Rasa penasaran de la Torre mengenai kemungkinan pertemuan manusia dan ET memuncak akibat proyek yang saat ini sedang dipertimbangkan oleh Search for Extraterrestrial Intelligence Institute (SETI) di California.
Proyek SETI ini mulai pada akhir 1960an dan awal 1970an dengan sebuah misi untuk memburu sinyal-sinyal yang dipancarkan oleh intelijen ekstraterestrial.
Dalam beberapa tahun terakhir, ada beberapa pihak di SETI yang tidak hanya ingin mendengar sinyal dari makhluk luar angkasa, namun juga mengirim pesan pada mereka secara rutin. Proyek yang diusulkan itu disebut "Active SETI", juga diketahui sebagai METI (Pengiriman Pesan pada Intelijen Ekstra Terestrial).
Sejak 1974, sejumlah pesan spesifik dari Bumi telah dipancarkan ke wilayah-wilayah target di alam semesta dengan harapan ada makhluk luar angkasa yang akan menerimanya dan menyadari bahwa manusia juga ada di sini.
Ahli fisika teoretis dan kosmologi terkenal, Stephen Hawking, telah meningkatkan kekhawatiran mengenai pengiriman pesan-pesan ke wilayah-wilayah yang berjarak tahunan cahaya dari Bumi.
Pada sebuah film dokumenter 2010, Hawking mengatakan berkomunikasi dengan makhluk luar angkasa dapat memberi ancaman pada Bumi.
Hawking membandingkan pertemuan manusia dengan makhluk angkasa luar dengan peristiwa lebih dari 500 tahun lalu antara Christopher Columbus dan suku asli di Dunia Baru.
"Jika makhluk luar angkasa mengunjungi kita, hasilnya akan seperti ketika Columbus mendarat di Amerika, yang tidak berakhir baik bagi suku asli Amerika," ujar Hawking. "Kita harus berhati-hati untuk melihat bagaimana kehidupan intelijen mungkin berkembang menjadi sesuatu yang tidak ingin kita hadapi."
Namun astronom senior SETI melihatnya dengan sudut pandang yang berbeda.

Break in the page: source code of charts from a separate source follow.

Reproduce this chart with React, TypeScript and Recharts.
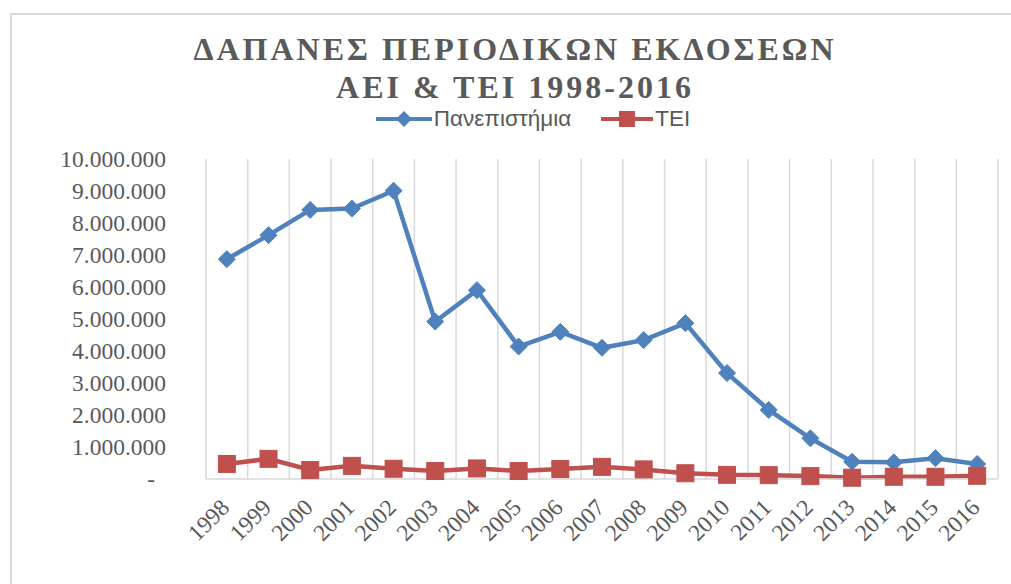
import React from 'react'
import { LineChart, Line, XAxis, YAxis, CartesianGrid } from 'recharts'

const years = [
  '1998', '1999', '2000', '2001', '2002', '2003', '2004', '2005', '2006', '2007',
  '2008', '2009', '2010', '2011', '2012', '2013', '2014', '2015', '2016',
]
const universities = [
  6870000, 7620000, 8410000, 8450000, 9010000, 4920000, 5900000, 4140000, 4600000, 4100000,
  4340000, 4870000, 3310000, 2160000, 1270000, 540000, 520000, 650000, 470000,
]
const tei = [
  470000, 630000, 280000, 410000, 320000, 250000, 330000, 250000, 310000, 380000,
  300000, 180000, 130000, 120000, 90000, 40000, 70000, 70000, 100000,
]
const yTicks = [0, 1000000, 2000000, 3000000, 4000000, 5000000, 6000000, 7000000, 8000000, 9000000, 10000000]

const BLUE = '#4F81BD'
const RED = '#C0504D'
const TEXT = '#595959'
const GRID = '#D9D9D9'
const SERIF = '"Liberation Serif", "Times New Roman", serif'
const SANS = '"Liberation Sans", Arial, sans-serif'

const data = years.map((year, i) => ({ year, uni: universities[i], tei: tei[i] }))

function fmt(v: number) {
  if (v === 0) return '-'
  return String(v).replace(/\B(?=(\d{3})+(?!\d))/g, '.')
}

function Diamond(props: any) {
  const { cx, cy } = props
  if (cx == null || cy == null) return null
  const r = 8.5
  return (
    <polygon
      points={`${cx},${cy - r} ${cx + r},${cy} ${cx},${cy + r} ${cx - r},${cy}`}
      fill={BLUE}
      stroke={BLUE}
      strokeWidth={1}
    />
  )
}

function Square(props: any) {
  const { cx, cy } = props
  if (cx == null || cy == null) return null
  const s = 17
  return <rect x={cx - s / 2} y={cy - s / 2} width={s} height={s} fill={RED} stroke={RED} strokeWidth={1} />
}

function YTick(props: any) {
  const { x, y, payload } = props
  const v = payload.value as number
  return (
    <text x={v === 0 ? x - 11 : x} y={y} dy={8} textAnchor="end" fill={TEXT} fontFamily={SERIF} fontSize={23.5}>
      {fmt(v)}
    </text>
  )
}

function XTick(props: any) {
  const { x, y, payload } = props
  const ax = x + 4
  const ay = y + 30
  return (
    <text
      x={ax}
      y={ay}
      textAnchor="end"
      fill={TEXT}
      fontFamily={SERIF}
      fontSize={23.5}
      transform={`rotate(-45, ${ax}, ${ay})`}
    >
      {payload.value}
    </text>
  )
}

function ChartLegend() {
  return (
    <div
      style={{
        position: 'absolute',
        left: 0,
        top: 106,
        width: 1066,
        display: 'flex',
        justifyContent: 'center',
        alignItems: 'center',
        fontFamily: SANS,
        fontSize: 22.5,
        color: TEXT,
      }}
    >
      <svg width={56} height={20} style={{ marginRight: 2 }}>
        <line x1={0} y1={10} x2={56} y2={10} stroke={BLUE} strokeWidth={4} />
        <polygon points="28,2 36,10 28,18 20,10" fill={BLUE} />
      </svg>
      <span>Πανεπιστήμια</span>
      <svg width={52} height={20} style={{ marginLeft: 30, marginRight: 2 }}>
        <line x1={0} y1={10} x2={52} y2={10} stroke={RED} strokeWidth={4} />
        <rect x={18} y={2} width={16} height={16} fill={RED} />
      </svg>
      <span>TEI</span>
    </div>
  )
}

export default function App() {
  const n = years.length
  return (
    <div style={{ position: 'absolute', left: 0, top: 0, width: 1011, height: 584, background: '#fff', overflow: 'hidden' }}>
      <div
        style={{
          position: 'absolute',
          left: 10,
          top: 13,
          width: 1100,
          height: 700,
          borderLeft: `2px solid ${GRID}`,
          borderTop: `2px solid ${GRID}`,
        }}
      />
      <div
        style={{
          position: 'absolute',
          left: 0,
          top: 30,
          width: 1030,
          textAlign: 'center',
          fontFamily: SERIF,
          fontWeight: 'bold',
          fontSize: 32,
          letterSpacing: 3,
          lineHeight: '38px',
          color: TEXT,
        }}
      >
        ΔΑΠΑΝΕΣ ΠΕΡΙΟΔΙΚΩΝ ΕΚΔΟΣΕΩΝ
        <br />
        ΑΕΙ &amp; ΤΕΙ 1998-2016
      </div>
      <ChartLegend />
      <div style={{ position: 'absolute', left: 0, top: 0 }}>
        <LineChart width={1011} height={584} data={data} margin={{ top: 159, right: 13, left: 0, bottom: 0 }}>
          <CartesianGrid
            horizontal={false}
            stroke={GRID}
            strokeWidth={1.5}
            verticalCoordinatesGenerator={({ offset }: any) =>
              Array.from({ length: n + 1 }, (_, i) => offset.left + (i * offset.width) / n)
            }
          />
          <XAxis
            dataKey="year"
            scale="band"
            interval={0}
            height={105}
            tickLine={false}
            tickSize={0}
            tickMargin={0}
            axisLine={{ stroke: GRID, strokeWidth: 1.5 }}
            tick={<XTick />}
          />
          <YAxis
            width={206}
            domain={[0, 10000000]}
            ticks={yTicks}
            interval={0}
            axisLine={false}
            tickLine={false}
            tickSize={0}
            tickMargin={40}
            tick={<YTick />}
          />
          <Line
            dataKey="uni"
            name="Πανεπιστήμια"
            stroke={BLUE}
            strokeWidth={4.5}
            dot={<Diamond />}
            activeDot={false}
            isAnimationActive={false}
          />
          <Line
            dataKey="tei"
            name="TEI"
            stroke={RED}
            strokeWidth={4.5}
            dot={<Square />}
            activeDot={false}
            isAnimationActive={false}
          />
        </LineChart>
      </div>
    </div>
  )
}
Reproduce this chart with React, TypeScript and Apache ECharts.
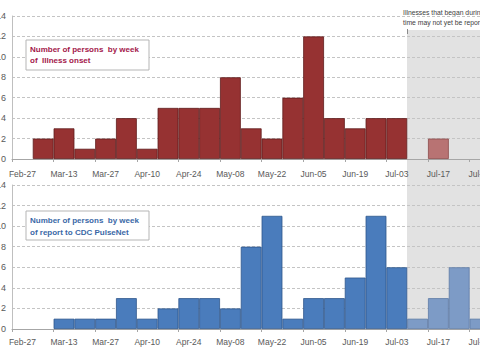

"Kita dapat menyatakan bahwa sebuah budaya yang dapat memproyeksikan kekuatan ke sistem bintang lain setidaknya lebih maju beberapa abad dari kita," ujar Seth Shostak dalam artikel yang ia tulis untuk majalah The Edge.

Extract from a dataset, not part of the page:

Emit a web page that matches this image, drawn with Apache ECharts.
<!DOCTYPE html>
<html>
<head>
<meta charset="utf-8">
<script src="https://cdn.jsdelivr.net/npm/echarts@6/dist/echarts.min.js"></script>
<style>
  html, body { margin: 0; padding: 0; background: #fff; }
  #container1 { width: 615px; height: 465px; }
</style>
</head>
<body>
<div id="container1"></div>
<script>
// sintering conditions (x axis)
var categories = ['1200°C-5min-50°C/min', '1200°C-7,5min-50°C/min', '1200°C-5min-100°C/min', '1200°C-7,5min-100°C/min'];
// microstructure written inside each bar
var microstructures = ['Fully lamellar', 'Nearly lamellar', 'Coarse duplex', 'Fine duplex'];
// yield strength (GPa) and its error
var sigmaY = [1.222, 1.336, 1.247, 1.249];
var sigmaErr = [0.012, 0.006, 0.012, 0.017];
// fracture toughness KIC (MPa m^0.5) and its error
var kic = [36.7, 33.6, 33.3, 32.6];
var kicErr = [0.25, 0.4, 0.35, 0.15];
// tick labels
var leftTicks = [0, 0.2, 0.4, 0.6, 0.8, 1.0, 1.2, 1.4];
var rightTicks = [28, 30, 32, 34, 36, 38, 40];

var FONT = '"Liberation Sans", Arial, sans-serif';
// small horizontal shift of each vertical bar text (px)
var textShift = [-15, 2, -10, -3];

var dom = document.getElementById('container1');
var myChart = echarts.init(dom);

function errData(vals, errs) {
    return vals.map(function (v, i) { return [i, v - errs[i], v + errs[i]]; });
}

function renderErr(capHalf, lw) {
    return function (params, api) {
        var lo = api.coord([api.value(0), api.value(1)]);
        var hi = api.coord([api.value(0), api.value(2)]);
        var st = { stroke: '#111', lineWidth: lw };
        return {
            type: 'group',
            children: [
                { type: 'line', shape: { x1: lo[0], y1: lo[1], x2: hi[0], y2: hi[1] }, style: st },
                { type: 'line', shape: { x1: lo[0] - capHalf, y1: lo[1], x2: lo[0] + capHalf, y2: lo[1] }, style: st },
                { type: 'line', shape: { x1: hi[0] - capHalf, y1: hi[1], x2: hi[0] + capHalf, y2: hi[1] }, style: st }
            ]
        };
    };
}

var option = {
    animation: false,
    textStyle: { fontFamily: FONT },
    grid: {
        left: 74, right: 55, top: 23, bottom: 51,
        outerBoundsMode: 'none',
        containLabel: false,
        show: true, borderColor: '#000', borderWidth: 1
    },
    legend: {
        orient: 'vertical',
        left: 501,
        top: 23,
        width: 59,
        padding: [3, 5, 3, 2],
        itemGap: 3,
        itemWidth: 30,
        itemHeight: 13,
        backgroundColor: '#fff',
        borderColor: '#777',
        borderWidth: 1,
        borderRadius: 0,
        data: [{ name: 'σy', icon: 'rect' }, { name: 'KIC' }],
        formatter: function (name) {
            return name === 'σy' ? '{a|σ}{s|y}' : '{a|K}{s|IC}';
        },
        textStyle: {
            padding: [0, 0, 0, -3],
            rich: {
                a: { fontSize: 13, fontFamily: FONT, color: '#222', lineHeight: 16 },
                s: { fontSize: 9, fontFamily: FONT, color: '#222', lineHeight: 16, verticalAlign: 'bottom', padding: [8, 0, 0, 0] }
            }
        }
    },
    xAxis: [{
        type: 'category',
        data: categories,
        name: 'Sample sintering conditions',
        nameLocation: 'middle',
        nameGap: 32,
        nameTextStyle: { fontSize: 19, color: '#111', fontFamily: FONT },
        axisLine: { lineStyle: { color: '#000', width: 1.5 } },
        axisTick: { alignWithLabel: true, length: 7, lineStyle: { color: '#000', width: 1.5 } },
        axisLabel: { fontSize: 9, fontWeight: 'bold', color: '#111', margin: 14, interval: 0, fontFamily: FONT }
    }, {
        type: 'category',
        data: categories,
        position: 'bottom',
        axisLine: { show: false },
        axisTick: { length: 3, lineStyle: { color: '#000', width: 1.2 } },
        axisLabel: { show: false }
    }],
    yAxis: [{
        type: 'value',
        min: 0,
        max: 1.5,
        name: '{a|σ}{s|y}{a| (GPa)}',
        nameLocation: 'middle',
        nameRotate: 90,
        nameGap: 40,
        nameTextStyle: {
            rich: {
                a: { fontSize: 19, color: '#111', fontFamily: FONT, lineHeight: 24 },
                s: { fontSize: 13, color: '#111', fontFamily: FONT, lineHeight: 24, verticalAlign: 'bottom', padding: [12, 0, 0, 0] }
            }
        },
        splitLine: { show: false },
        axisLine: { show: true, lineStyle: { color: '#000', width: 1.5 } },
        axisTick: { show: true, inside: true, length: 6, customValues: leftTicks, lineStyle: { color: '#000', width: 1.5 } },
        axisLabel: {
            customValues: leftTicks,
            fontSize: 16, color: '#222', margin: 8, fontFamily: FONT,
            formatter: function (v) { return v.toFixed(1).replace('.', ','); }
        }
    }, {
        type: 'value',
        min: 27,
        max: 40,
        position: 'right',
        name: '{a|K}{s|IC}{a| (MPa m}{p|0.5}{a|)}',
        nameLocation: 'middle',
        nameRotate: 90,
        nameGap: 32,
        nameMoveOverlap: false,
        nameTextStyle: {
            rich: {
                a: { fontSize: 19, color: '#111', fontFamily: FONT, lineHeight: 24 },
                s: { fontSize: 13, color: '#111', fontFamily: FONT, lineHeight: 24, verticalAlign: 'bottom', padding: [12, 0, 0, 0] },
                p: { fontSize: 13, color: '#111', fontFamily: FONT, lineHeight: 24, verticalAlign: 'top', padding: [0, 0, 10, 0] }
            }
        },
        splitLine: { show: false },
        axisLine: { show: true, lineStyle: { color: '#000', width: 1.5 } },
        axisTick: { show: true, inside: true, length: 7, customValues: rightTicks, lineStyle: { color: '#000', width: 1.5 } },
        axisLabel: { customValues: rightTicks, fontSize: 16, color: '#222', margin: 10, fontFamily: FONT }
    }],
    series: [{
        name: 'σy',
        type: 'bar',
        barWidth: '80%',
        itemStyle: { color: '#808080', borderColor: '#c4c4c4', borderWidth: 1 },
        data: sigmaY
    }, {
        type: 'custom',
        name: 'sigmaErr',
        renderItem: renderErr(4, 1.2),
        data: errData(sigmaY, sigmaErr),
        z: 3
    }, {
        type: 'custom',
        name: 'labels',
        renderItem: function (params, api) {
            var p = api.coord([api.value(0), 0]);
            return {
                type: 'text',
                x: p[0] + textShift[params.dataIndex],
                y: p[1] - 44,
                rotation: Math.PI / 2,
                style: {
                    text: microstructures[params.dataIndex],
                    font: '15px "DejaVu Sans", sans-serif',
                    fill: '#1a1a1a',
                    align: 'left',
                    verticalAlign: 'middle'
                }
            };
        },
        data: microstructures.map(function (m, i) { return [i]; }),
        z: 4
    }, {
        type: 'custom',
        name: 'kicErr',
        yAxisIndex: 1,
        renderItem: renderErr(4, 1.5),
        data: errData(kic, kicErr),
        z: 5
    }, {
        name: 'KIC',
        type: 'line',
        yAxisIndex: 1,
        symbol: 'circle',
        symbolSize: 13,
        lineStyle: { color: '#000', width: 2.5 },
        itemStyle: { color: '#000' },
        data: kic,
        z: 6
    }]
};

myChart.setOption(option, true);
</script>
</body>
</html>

"Pernyataan ini terpisah dari apakah Anda percaya makhluk secanggih itu akan tertarik berbuat onar dan kerusakan. Kita hanya berbicara mengenai kemampuan, bukan motivasi."
Peneliti de la Torre tidak percaya sejumlah ilmuwan harus memonopoli debat mengenai subyek ini.
"Malah, ini adalah isu global dengan komponen etis yang kuat yang membutuhkan partisipasi semua orang," ujarnya.